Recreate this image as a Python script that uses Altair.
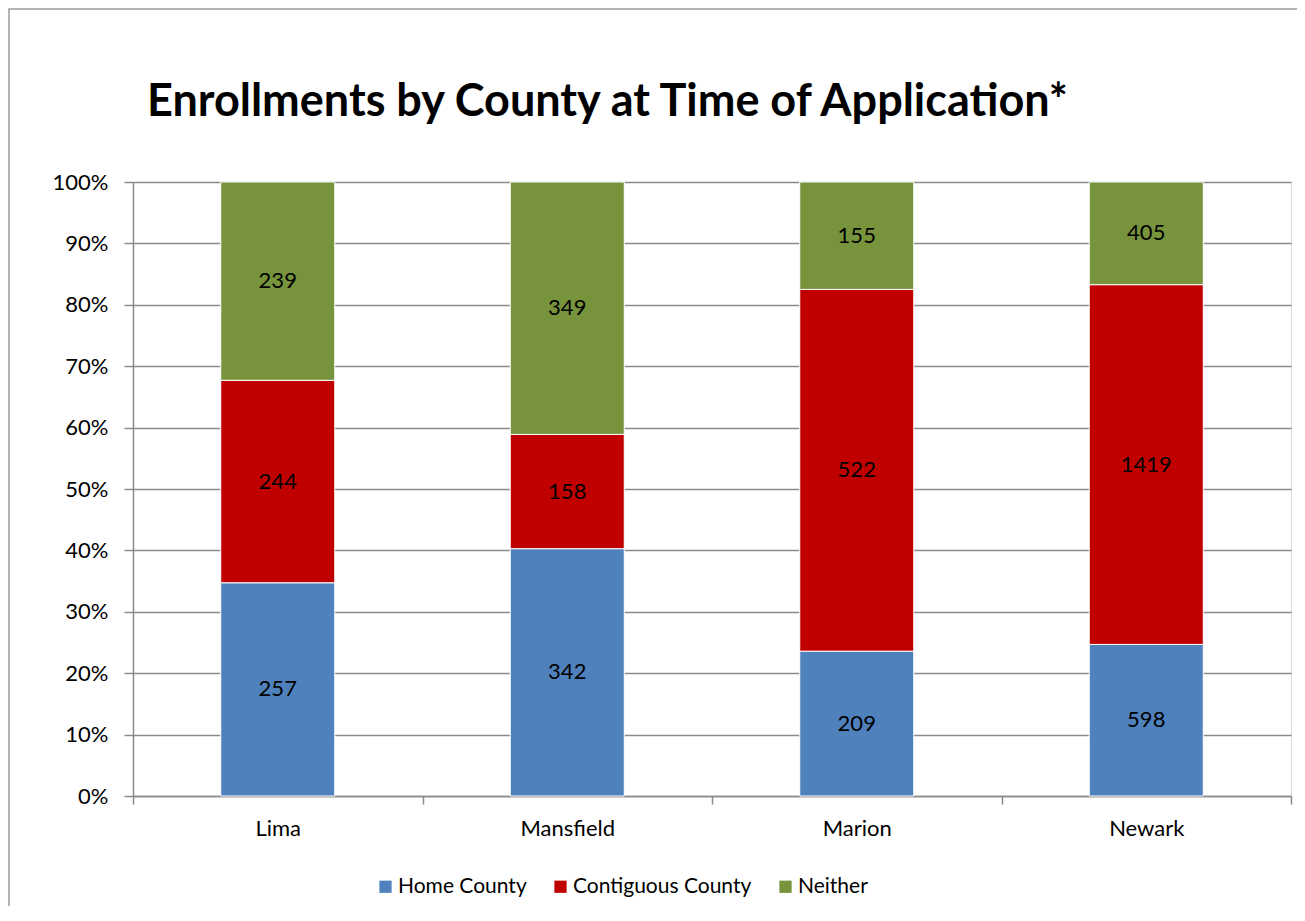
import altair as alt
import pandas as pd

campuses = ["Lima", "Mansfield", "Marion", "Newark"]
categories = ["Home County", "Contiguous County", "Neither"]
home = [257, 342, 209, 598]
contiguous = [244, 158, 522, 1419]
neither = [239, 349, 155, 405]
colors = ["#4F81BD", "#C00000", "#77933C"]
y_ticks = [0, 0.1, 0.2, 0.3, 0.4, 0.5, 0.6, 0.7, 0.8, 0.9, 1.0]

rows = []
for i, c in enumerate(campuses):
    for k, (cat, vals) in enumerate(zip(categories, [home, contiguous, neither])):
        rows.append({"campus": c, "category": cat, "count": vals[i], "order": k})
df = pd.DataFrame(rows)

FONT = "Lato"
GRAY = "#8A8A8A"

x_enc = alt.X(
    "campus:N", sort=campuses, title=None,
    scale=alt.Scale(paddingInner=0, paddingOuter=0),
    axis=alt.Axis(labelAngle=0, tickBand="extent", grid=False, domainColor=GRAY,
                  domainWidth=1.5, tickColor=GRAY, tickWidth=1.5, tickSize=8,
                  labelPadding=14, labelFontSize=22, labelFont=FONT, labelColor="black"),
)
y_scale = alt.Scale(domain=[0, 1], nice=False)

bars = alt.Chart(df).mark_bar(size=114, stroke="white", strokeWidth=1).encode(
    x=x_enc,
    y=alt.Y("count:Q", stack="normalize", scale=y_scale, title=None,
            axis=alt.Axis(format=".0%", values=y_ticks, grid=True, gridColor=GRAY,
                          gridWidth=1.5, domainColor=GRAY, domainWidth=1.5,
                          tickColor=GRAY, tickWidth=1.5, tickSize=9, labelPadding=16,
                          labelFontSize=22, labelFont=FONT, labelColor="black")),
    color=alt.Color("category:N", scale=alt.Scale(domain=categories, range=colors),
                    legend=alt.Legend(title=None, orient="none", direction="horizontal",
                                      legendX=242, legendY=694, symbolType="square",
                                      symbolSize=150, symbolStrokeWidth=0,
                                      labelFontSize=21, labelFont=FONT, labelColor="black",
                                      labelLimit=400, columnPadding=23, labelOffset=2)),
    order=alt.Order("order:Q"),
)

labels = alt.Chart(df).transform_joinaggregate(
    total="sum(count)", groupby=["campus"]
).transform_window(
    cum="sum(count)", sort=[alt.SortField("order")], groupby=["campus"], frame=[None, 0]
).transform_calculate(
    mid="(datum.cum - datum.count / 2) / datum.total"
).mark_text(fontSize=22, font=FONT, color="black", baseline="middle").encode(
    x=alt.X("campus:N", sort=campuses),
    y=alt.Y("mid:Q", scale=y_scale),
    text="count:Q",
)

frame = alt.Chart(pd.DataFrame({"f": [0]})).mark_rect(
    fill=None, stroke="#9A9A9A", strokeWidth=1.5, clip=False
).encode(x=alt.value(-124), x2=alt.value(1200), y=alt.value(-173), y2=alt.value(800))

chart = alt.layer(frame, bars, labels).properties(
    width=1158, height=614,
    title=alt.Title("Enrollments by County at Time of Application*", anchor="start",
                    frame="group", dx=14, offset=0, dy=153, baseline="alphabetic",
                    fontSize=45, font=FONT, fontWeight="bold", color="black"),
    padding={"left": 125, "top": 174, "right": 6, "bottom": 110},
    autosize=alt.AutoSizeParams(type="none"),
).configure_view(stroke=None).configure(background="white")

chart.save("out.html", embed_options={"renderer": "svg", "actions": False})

» What is expected: Without the pictures, return the listing above from its first line through the line that has "import pandas as pd".

» Reply:
Recreate this image as a Python script that uses Altair.
import altair as alt
import pandas as pd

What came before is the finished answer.